Exercise prompt >> List each line holding the string "with".
# start of Task material
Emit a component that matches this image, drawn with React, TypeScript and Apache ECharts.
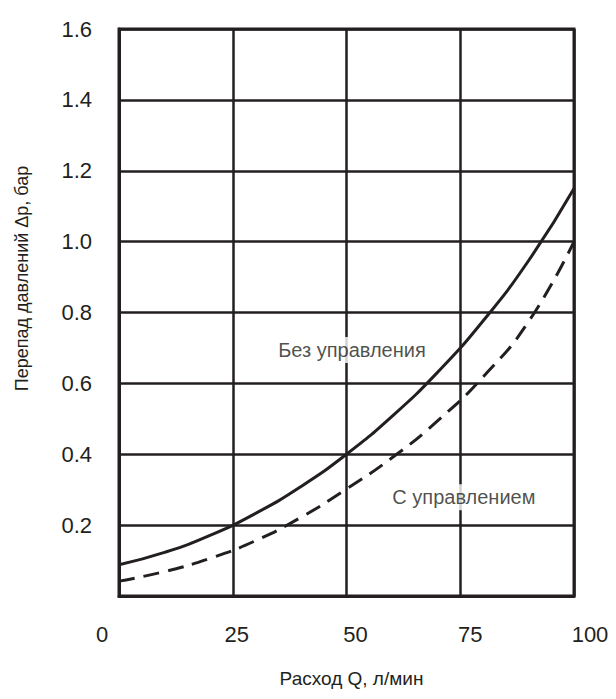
# end of Task material
# start of Task material
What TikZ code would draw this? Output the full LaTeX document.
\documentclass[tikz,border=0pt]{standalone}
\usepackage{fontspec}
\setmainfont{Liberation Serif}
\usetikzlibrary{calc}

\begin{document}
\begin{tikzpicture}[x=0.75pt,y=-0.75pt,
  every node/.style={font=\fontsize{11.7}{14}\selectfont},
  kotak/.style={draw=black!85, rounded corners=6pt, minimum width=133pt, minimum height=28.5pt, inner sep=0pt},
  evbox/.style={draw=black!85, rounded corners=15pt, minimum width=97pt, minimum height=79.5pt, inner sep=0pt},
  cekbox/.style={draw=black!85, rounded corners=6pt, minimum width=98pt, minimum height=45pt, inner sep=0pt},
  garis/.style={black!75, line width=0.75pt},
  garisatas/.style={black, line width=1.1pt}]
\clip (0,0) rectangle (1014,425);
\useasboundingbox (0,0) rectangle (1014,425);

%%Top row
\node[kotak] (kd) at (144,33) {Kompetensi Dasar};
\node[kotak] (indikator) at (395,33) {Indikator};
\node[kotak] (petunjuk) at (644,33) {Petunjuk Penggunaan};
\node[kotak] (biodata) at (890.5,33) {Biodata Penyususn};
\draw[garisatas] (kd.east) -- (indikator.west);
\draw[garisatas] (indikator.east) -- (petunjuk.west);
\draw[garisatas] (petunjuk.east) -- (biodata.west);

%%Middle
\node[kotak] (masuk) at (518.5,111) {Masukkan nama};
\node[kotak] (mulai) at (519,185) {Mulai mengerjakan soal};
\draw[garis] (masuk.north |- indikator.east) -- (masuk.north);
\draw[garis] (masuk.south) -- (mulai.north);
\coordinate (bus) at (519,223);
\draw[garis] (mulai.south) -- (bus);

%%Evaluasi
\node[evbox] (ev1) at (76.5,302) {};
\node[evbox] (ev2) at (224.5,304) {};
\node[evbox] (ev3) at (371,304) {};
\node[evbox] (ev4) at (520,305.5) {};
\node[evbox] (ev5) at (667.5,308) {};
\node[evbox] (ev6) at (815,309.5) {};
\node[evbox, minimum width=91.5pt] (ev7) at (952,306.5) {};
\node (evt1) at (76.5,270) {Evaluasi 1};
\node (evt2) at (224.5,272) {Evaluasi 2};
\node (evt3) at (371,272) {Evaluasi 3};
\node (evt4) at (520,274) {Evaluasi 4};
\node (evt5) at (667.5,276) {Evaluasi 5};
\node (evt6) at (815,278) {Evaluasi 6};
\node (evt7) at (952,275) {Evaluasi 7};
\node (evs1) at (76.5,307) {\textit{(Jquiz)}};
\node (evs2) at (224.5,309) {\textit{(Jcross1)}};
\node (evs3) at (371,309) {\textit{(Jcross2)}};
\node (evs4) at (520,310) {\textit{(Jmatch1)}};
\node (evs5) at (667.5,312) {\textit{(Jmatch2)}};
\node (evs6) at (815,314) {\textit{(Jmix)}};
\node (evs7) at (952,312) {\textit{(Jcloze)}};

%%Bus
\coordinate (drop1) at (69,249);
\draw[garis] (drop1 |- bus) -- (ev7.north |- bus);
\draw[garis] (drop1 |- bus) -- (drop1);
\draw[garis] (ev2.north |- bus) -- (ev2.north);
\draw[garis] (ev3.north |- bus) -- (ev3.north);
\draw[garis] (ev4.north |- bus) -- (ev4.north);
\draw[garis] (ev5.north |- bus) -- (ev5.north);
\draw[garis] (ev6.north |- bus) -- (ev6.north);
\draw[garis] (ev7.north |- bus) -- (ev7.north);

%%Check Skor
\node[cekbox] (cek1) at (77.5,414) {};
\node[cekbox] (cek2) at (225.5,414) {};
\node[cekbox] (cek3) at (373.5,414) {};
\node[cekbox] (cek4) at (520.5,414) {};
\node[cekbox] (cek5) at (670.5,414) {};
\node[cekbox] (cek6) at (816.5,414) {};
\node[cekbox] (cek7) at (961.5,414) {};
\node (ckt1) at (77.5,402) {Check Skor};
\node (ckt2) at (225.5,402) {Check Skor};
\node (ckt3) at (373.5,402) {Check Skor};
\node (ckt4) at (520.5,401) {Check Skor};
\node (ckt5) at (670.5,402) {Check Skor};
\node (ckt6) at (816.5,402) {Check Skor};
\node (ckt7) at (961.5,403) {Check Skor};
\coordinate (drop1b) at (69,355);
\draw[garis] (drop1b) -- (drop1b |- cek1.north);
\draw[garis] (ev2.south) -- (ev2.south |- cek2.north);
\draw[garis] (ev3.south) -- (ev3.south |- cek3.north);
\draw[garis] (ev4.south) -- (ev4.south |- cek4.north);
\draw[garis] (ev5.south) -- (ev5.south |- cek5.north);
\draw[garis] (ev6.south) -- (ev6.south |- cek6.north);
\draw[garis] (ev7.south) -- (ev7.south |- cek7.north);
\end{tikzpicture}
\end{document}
# end of Task material
# start of Task material
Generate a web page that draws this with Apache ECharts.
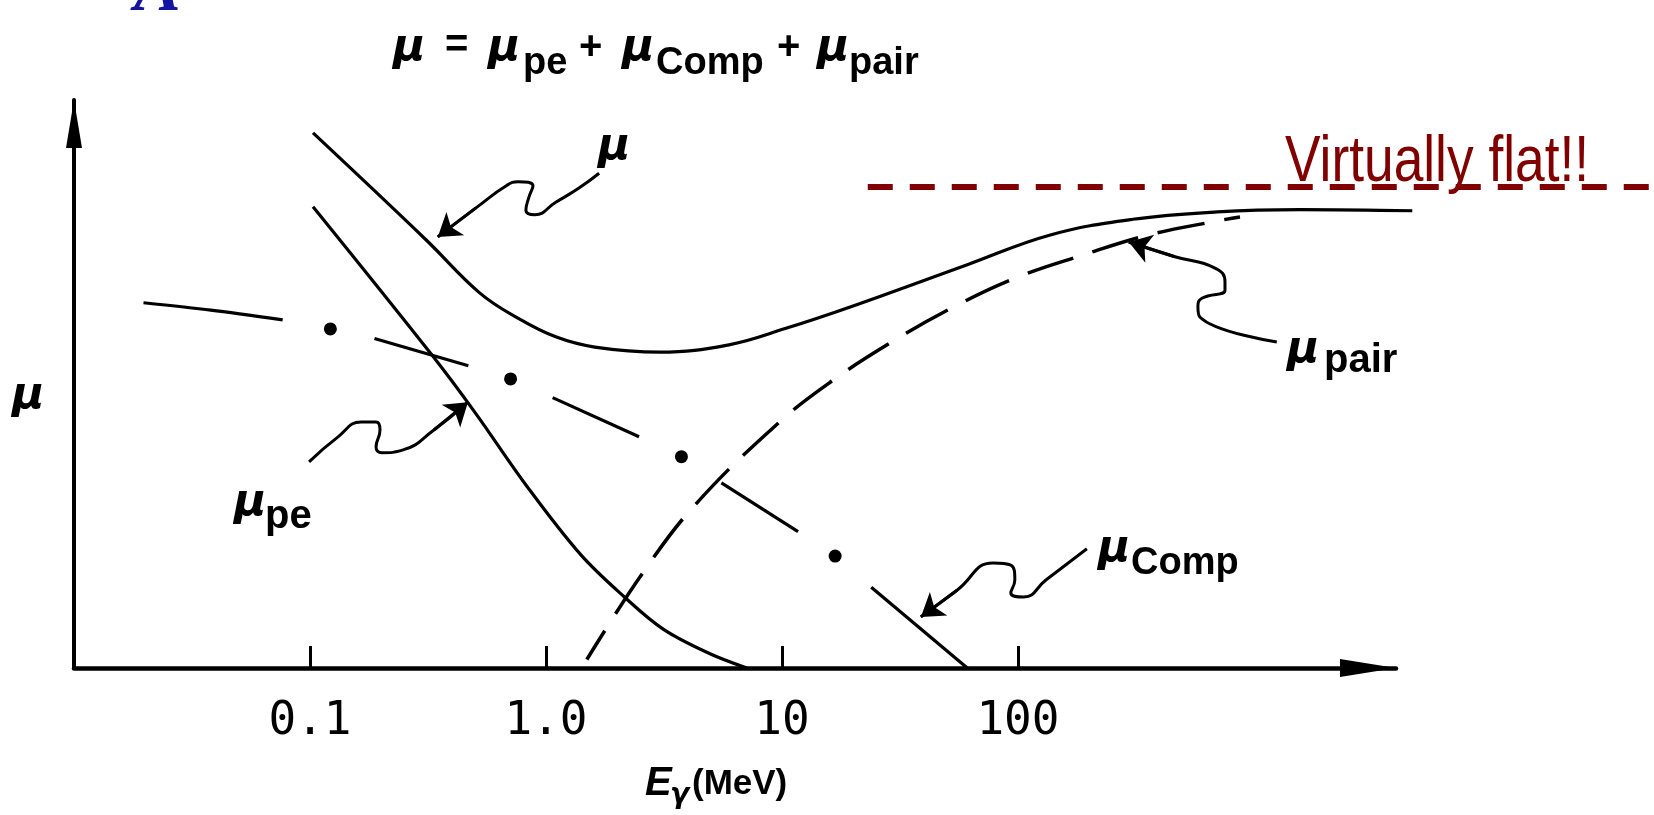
# end of Task material
Solved exercise >>
Emit a component that matches this image, drawn with React, TypeScript and Apache ECharts.
Generate a web page that draws this with Apache ECharts.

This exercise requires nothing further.